One of the America’s most prestigious universities is offering free online courses to anyone in the world, providing they have an Internet connection.
Harvard University has teamed up with Massachusetts Institution of Technology in an "historic" partnership to launch the online education centre "edX". The project, which launches this autumn, aims to offer education on a mass scale.
Anant Agarwal, president of edX, called the initiative a "revolution".
"There is a revolution dawning in Boston and beyond. This revolution has to do with the pen and the mouse. It's unbelievable. We will have students around the world all collaborating and working together."
Agarwal, who dubbed the partnership the "next big thing", says edX will be available to anyone with an Internet connection and is currently absolutely free.
"Our goal is to educate 1bn people around the world," he added. "We're giving education on a mass scale and we're really excited."
Harvard's president Drew Faust appeared equally enthusiastic about the project, telling the conference, which marked the launch, that edX would "shape the world".

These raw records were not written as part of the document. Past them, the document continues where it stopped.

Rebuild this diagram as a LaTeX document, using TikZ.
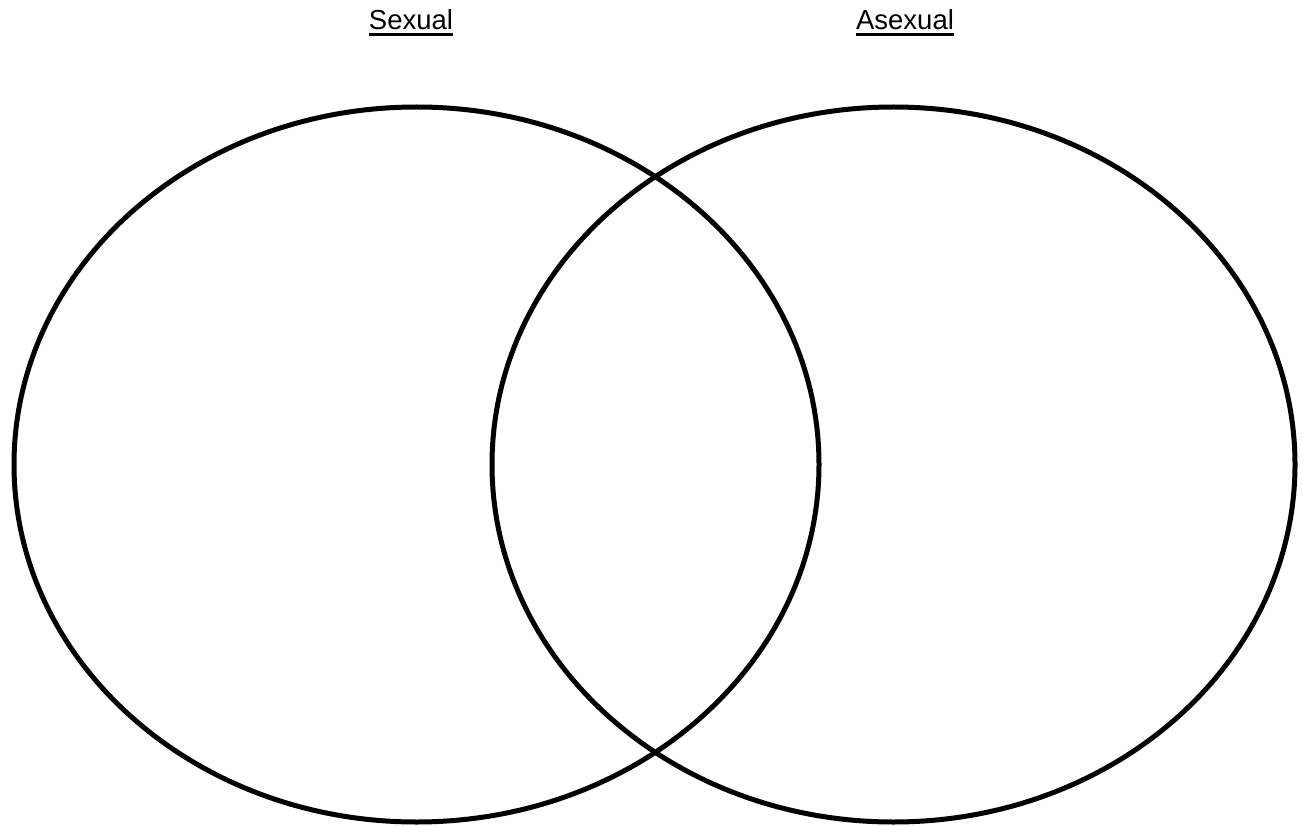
\documentclass[tikz,border=0pt]{standalone}
\usepackage{fontspec}
\setmainfont{Liberation Sans}
\begin{document}
\begin{tikzpicture}[x=1pt,y=-1pt,
  ring/.style={draw=black,line width=5pt},
  lbl/.style={inner sep=0pt,anchor=base,font=\fontsize{27.5}{32}\selectfont,text depth=0pt},
  uline/.style={line width=3pt}]
\useasboundingbox[fill=white] (0,0) rectangle (1303,826);
\draw[ring] (416.5,464.5) ellipse [x radius=402.5, y radius=357.5];
\draw[ring] (893.5,464.5) ellipse [x radius=401.5, y radius=357.5];
\node[lbl] (sex) at (411,30) {Sexual};
\node[lbl] (asex) at (905,30) {Asexual};
\draw[uline] ([yshift=-5pt]sex.base west) -- ([yshift=-5pt]sex.base east);
\draw[uline] ([yshift=-5pt]asex.base west) -- ([yshift=-5pt]asex.base east);
\end{tikzpicture}
\end{document}
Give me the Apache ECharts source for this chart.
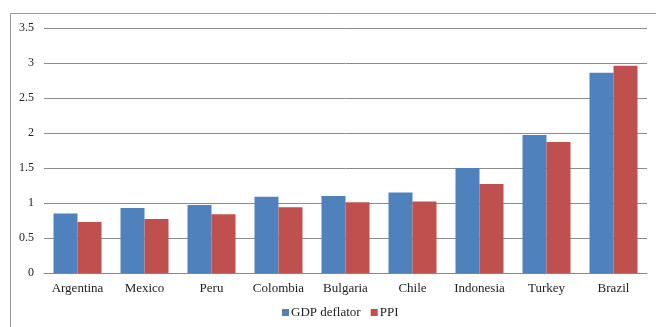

"Today's announcement brings the possibility of transformation through education to the world. edX gives Harvard and MIT an unprecedented opportunity to dramatically extend our collective reach by conducting groundbreaking research into effective education and by extending online access to quality higher education."

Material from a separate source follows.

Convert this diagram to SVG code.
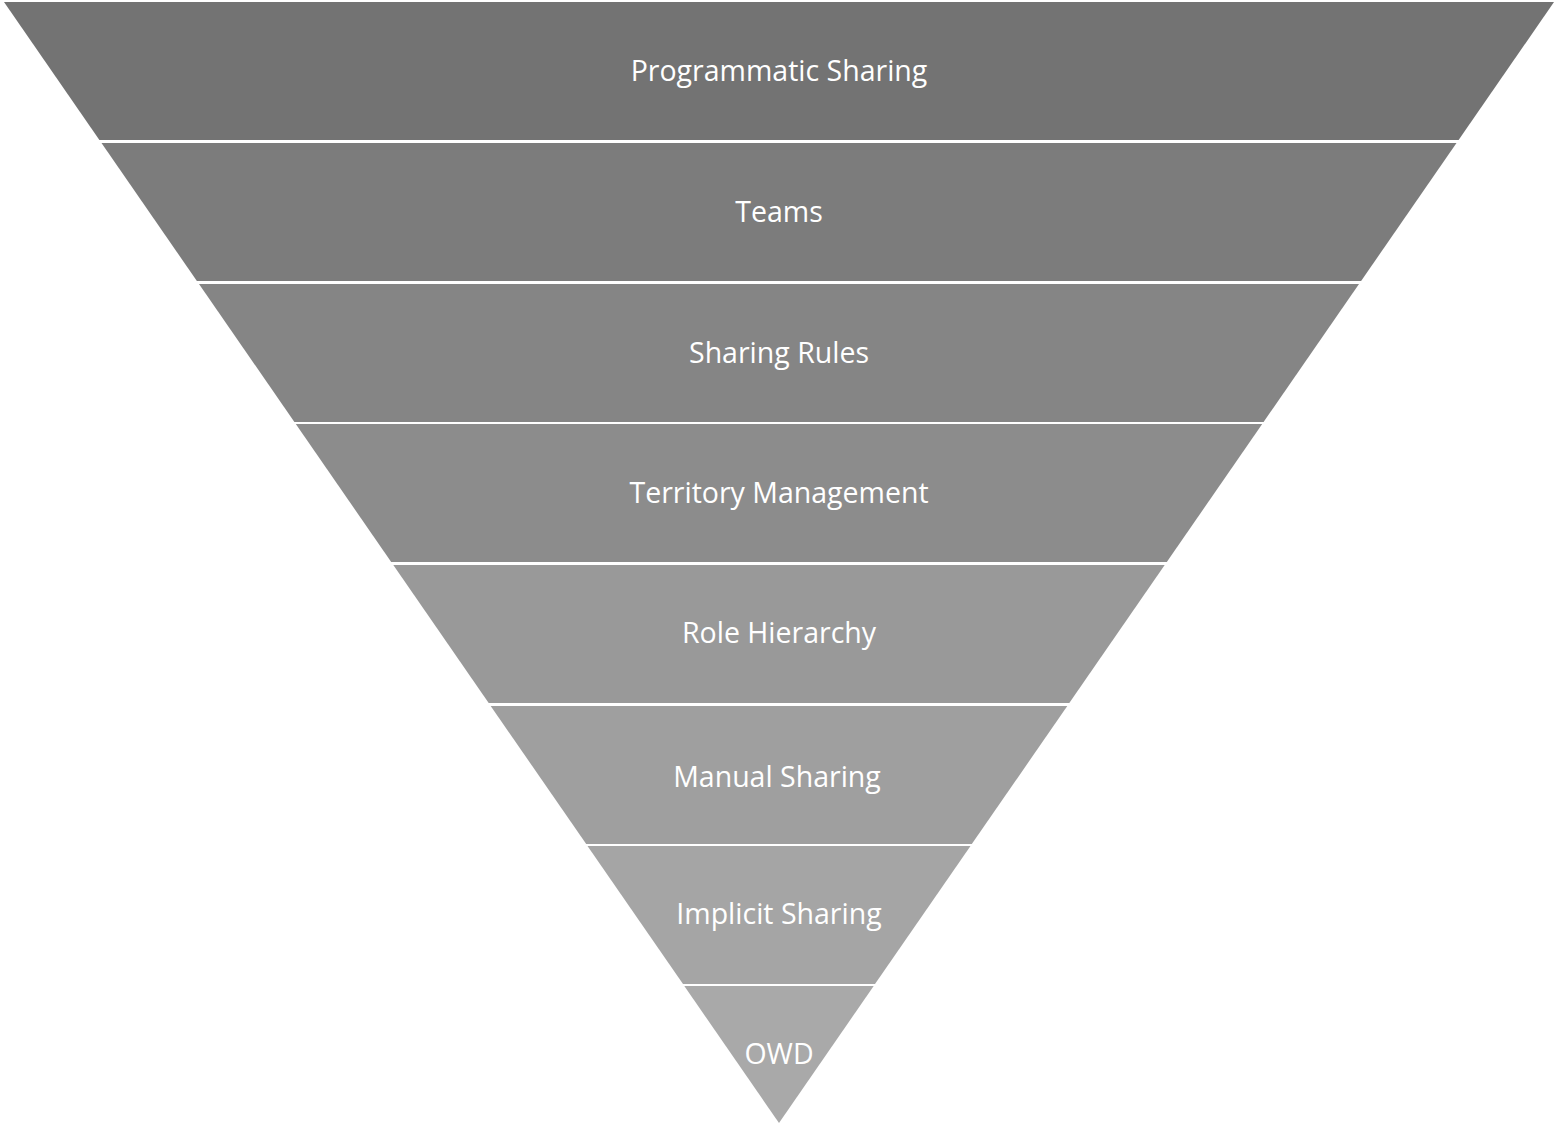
<svg xmlns="http://www.w3.org/2000/svg" width="1559" height="1127" viewBox="0 0 1559 1127">
<style>
.lbl{font-family:"Open Sans","Liberation Sans",sans-serif;font-size:28.5px;fill:#ffffff;text-anchor:middle}
</style>
<rect width="1559" height="1127" fill="#ffffff"/>
<g id="band1"><polygon points="4,2 1554,2 1458.6,140 99.4,140" fill="#737373"/><text class="lbl" x="779" y="81">Programmatic Sharing</text></g>
<g id="band2"><polygon points="101.5,143 1456.5,143 1361.1,281 196.9,281" fill="#7c7c7c"/><text class="lbl" x="779" y="222">Teams</text></g>
<g id="band3"><polygon points="199,284 1359,284 1263.6,422 294.4,422" fill="#858585"/><text class="lbl" x="779" y="363">Sharing Rules</text></g>
<g id="band4"><polygon points="295.8,424 1262.2,424 1166.8,562 391.2,562" fill="#8c8c8c"/><text class="lbl" x="779" y="503">Territory Management</text></g>
<g id="band5"><polygon points="393.3,565 1164.7,565 1069.3,703 488.7,703" fill="#999999"/><text class="lbl" x="779" y="643">Role Hierarchy</text></g>
<g id="band6"><polygon points="490.7,706 1067.3,706 971.8,844 586.2,844" fill="#9f9f9f"/><text class="lbl" x="777" y="787">Manual Sharing</text></g>
<g id="band7"><polygon points="587.5,846 970.5,846 875,984 683,984" fill="#a5a5a5"/><text class="lbl" x="779" y="924">Implicit Sharing</text></g>
<g id="band8"><polygon points="684.3,986 873.7,986 779,1123" fill="#a9a9a9"/><text class="lbl" x="779" y="1064">OWD</text></g>
<g id="connectors"></g>
</svg>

The jointly-owned organisation is currently not-for-profit but the setup poses the question as to how the universities will justify charging their current students tuition fees when the world and his wife can get their education free of charge.
Harvard and MIT have ploughed $60m (£38m) into launching the collaboration. A range of courses will be made available which will include video lessons, embedded quizzes and online labs. There will also be opportunities to engage with classmates and the course instructor.
More than a million students will be taking part in the experiment - which certainly looks set to fill edX's ambitions and "revolutionise" the world of education.
Daphne Koller, co-founder of the project, says the development of online courses will raise difficult questions.
"This is causing universities to rethink their value to students," she said.
"The universities in the middle will really have to think about their proposition."